The tables are communities ("subreddits"), the rooms are instances, and the building is the Federation. It doesn't matter much which "room"/instance you want to take as your base, since you'll have access to the same content in the entire building anyway.

The room / instance mostly doesn't matter for the site content, but might matter when something doesn't work as intended - if lemmy.world is down for maintenance for example, people are temporarily unable to access that instance, but can still browse the rest of the Federation. For the convention example, it's like someone dropped a bottle in the room and everyone has to stay outside for a while until the janitor has mopped it all up. You can still visit all tables in other rooms in the meantime, since a temporarily inaccessible room is no reason to shut down the entire convention.

Plus, if you're unhappy with your room for any reason, noone is stopping you from taking your backpack to a different room and find a new chair to leave it on. There is no limit on how often you can create new accounts on different instances if you like their site layout better (content is still the same tho) or something similar.

To compare it all to reddit: Reddit is a convention held inside a gym.

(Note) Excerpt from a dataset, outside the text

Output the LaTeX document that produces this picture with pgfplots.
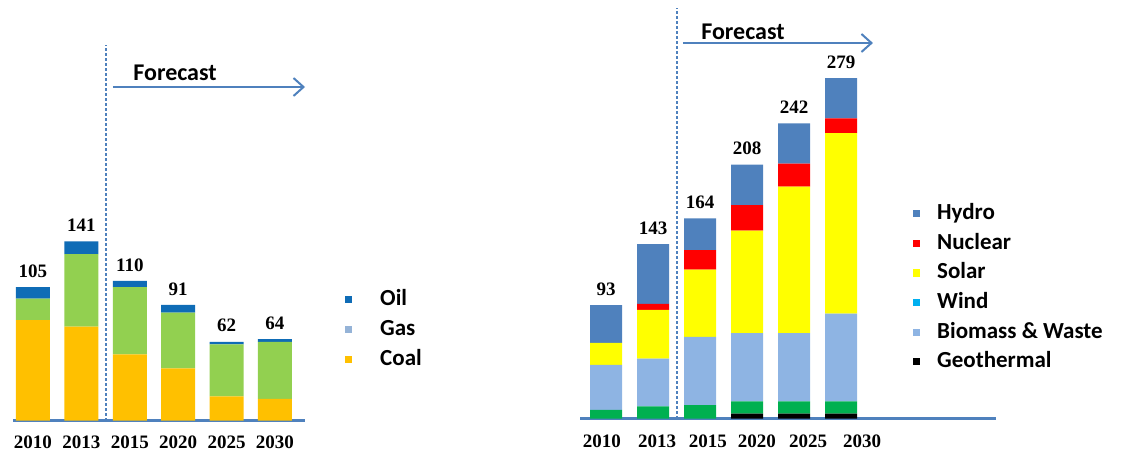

Still a building full of tables, but they're technically all in the same room, so if something goes wrong inside that room, EVERYONE has to stay outside of the building, no matter where your seat is.

...at least that's how I understand it ;) I've been here for 2 months now, also ex-redditor. And yes, I've been super confused about it all for the first two weeks or so as well, but it gets better on its own the more you interact with the site. Support is super helpful and friendly, too.